My rule of thumb is that it is probably best to respect whatever is customary. Happily for me, it just so happens that my current location has seen me witness my boss retrieve a bottle of sparkling wine from behind his desk at 11 am.
7) Do your best to ignore stereotypes. I visited Paris a few weeks ago and I found the stereotype about Parisians being rude to be largely unfounded, or certainly that they were no more rude than Londoners in any case. Generally, the trend is that if you habitually attempt to speak to people in their own language they approach you with a warmer demeanour- even if you slightly butcher the pronunciation.
One of my least favourite things about the British is our lackluster attempt to learn other languages or at least a few simple phrases in order to go for dinner with relative ease. In the spirit of ignoring stereotypes about other countries, attempt to defy stereotypes about the British yourself.
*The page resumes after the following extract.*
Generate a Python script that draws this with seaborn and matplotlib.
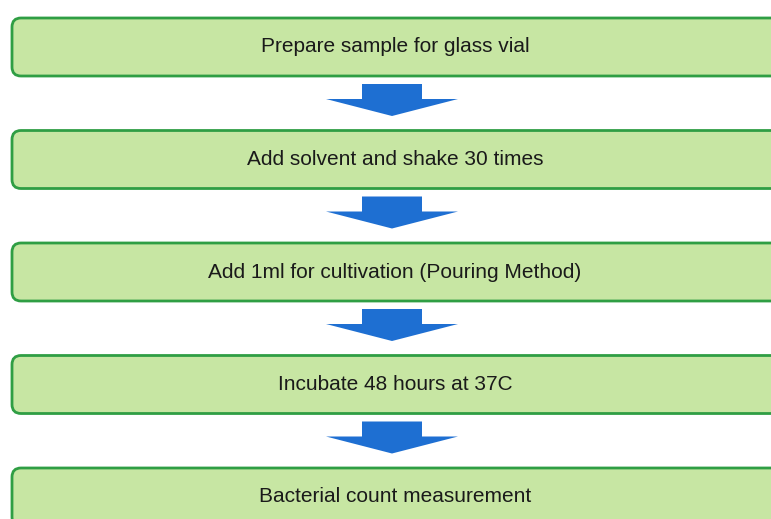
import matplotlib.pyplot as plt
import seaborn as sns
from matplotlib.patches import FancyBboxPatch, Polygon

sns.set_theme(style='white')
plt.rcParams['font.family'] = ['Liberation Sans', 'DejaVu Sans']

# Flow steps, top to bottom
steps = [
    'Prepare sample for glass vial',
    'Add solvent and shake 30 times',
    'Add 1ml for cultivation (Pouring Method)',
    'Incubate 48 hours at 37C',
    'Bacterial count measurement',
]

box_fill = '#c7e6a3'
box_edge = '#2f9e44'
arrow_color = '#1e6fd2'

fig = plt.figure(figsize=(7.71, 5.19), dpi=100)
ax = fig.add_axes([0, 0, 1, 1])
ax.set_xlim(0, 771)
ax.set_ylim(519, 0)
ax.axis('off')

step_gap = 112.5
first_center = 47
box_h = 58
box_left = 12
box_w = 800
text_x = 395
arrow_x = 392

for i, label in enumerate(steps):
    yc = first_center + i * step_gap
    box = FancyBboxPatch((box_left, yc - box_h / 2), box_w, box_h,
                         boxstyle='round,pad=0,rounding_size=9',
                         facecolor=box_fill, edgecolor=box_edge, linewidth=2)
    ax.add_patch(box)
    ax.text(text_x, yc, label, ha='center', va='center', fontsize=15,
            color='#1a1a1a')

    # arrow down to the next step
    if i < len(steps) - 1:
        top = yc + box_h / 2 + 8
        shaft_w, head_w = 30, 66
        shaft_h, head_h = 15, 17
        pts = [
            (arrow_x - shaft_w, top),
            (arrow_x + shaft_w, top),
            (arrow_x + shaft_w, top + shaft_h),
            (arrow_x + head_w, top + shaft_h),
            (arrow_x, top + shaft_h + head_h),
            (arrow_x - head_w, top + shaft_h),
            (arrow_x - shaft_w, top + shaft_h),
        ]
        ax.add_patch(Polygon(pts, closed=True, facecolor=arrow_color,
                             edgecolor='none'))

fig.savefig('out.png', dpi=100)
Effort is always appreciated.
While these tips are characteristically somewhat obvious, they are pretty foolproof. They are tried and tested by an individual who has not climbed the base of the Himalayas with a Tibetan monk or had a run-in with a Colombian cartel, just somebody who has been accused of eating like the Luftwaffe is still flying overhead. Go forth armed with your Lonely Planet guides. Openness, effort, and vigilance when crossing roads should likely be the taglines of this advice. After all, what greater joy is there than learning from people from varied backgrounds and differing walks of life?